As mentioned above, there are two key challenges to implementing this in parallel. Firstly the algorithm relies on several data structures that every thread contends for: namely, the array \( C \) as well as the maps \( H \) and \( M \). Ensuring synchronization for all of these will be challenging to do efficiently. While we could just use a single global lock (or equivalently OpenMP's critical pragma), this could be a source of major slowdowns in our code. Because of this, we anticipate needing much more sophisticated synchronization strategies in order to maximize performance. Figuring these strategies out will require careful analysis of the access patterns, as well as decisions about how to most efficiently construct the data structures to support the needed operations efficiently in parallel. While this isn't a problem for \( C \), for the pair of maps coming up with an efficient parallel implementation may be challenging.

Another challenge will be figuring out the optimal order of execution and how to maximally parallelize those operations. There exist many independent trees of dependencies, so figuring out how to most efficiently schedule these across our processors will be key to achieving a good parallel speedup. There is also a high degree of recursion in this code. Determining the optimal scheduling policy for the layers of recursive parallel for loops is a non-trivial challenge with no obvious solution, one that we'll need to do analysis of our code and benchmarking of various options in order to solve.

If we have extra time and end up trying to implement a CUDA version of the code, we will run into more fundamental problems. The memory access patterns of this algorithm are not amenable to coalescing, and there is a high degree of branching due to the various layers of recursive calls. All of these features make achieving a good speedup on CUDA very difficult, and a potentially very interesting challenge.

Resources

The primary resource that we need is access to PSC in order to benchmark our implementation on higher thread counts to check scaling. For smaller thread counts, we can simply use the GHC machines, which we have access to by default. If we are able to finish ahead of schedule and implement a CUDA version of the algorithm, we'll need GPU access, which we can also get on the GHC & PSC machines. Other than that, we don't need any other significant resources.

Goals & Deliverables

We plan to achieve all of the following. First, we will implement an efficient sequential algorithm for convex hull such as the Graham scan, which will serve as a baseline benchmark for how much faster our parallel algorithm can get relative to the fastest sequential algorithm.
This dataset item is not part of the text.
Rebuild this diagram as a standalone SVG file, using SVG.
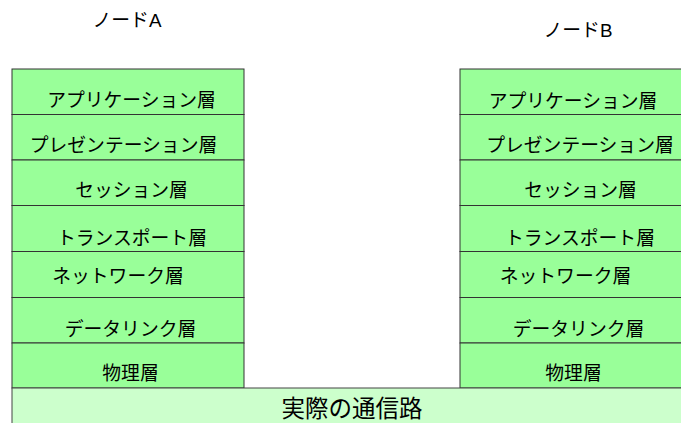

Then, we will implement the algorithm from the paper as closely as possible to how it is described and see how this performs on 1 thread compared to the efficient sequential algorithm. After this, we will parallelize the algorithm using OpenMP to be more scalable across multiple processors. The next step will be to profile and analyze both the sequential and parallel convex hull algorithms. We'll investigate and plot the performance on GHC and PSC with varying thread counts to measure the scalability of the code. We can also test the sensitivity to the problem size by testing with numerous different point counts. Finally, it will also be interesting to see the scalability of the algorithm on different types of inputs, in particular those where there are many points on the convex hull.

As for things we hope to achieve, something that would be nice would be improving the parallelism using other parallel programming models, such as CUDA and MPI. An even more ambitious stretch goal, if we had sufficient extra time, would be to extend our implementation to work for 3-D convex hulls as well.

Platform Choice

For this project, we will be implementing all of our algorithms in C++ due to its fast execution times and ergonomic support for OpenMP via pragmas. We chose the shared address space model with OpenMP because the data structures that get concurrently accessed in the pseudocode of the algorithm seem to be most directly implemented under the same address space. We decided to profile the code with GHC and PSC since these are the most easily accessible platforms to us and they should suffice in power to demonstrate how well our algorithms scale with large core counts (up to 128 for PSC).

Schedule

Week 1 – 03/24 - 03/30

For Week 1, we aim to understand the full parallel algorithm as well as implement the basic sequential algorithm as a baseline. We'll also write a test harness, consisting of a test-case generator to go along with the sequential solution that, in addition to acting as a performance baseline, will also act as a reference solution for testing purposes.

Week 2 – 03/31 - 04/06

During Week 2, we hope to implement the parallel algorithm on one processor in order to get a baseline performance measurement of how work-efficient this algorithm is. We don't foresee getting much more done this week, due to the exam and Carnival.

Week 3 – 04/07 - 04/13

In Week 3, our goal is to implement parallelism into our solution using OpenMP. This shouldn't require too many modifications beyond the adding of various pragmas, but the initial solution may rely heavily on atomic/critical pragmas that add a high degree of overhead.

Week 4 – 04/14 - 04/20

By the start of Week 4, we'd like to have a full parallel implementation working. Week 4 will be spent on benchmarking and optimizing this implementation in order to achieve a better speedup, especially at high thread counts. If we are able to do so faster than expected, we'll likely move on to attempting either an OpenMPI or CUDA implementation of this algorithm, but this is a stretch goal.

Week 5 – 04/21 - 04/27

Most of our time in Week 5 will be spent preparing our poster and wrapping up, including generating final benchmarks. If we were able to attempt a stretch goal, we may spend some time this week finishing the implementation of that as well.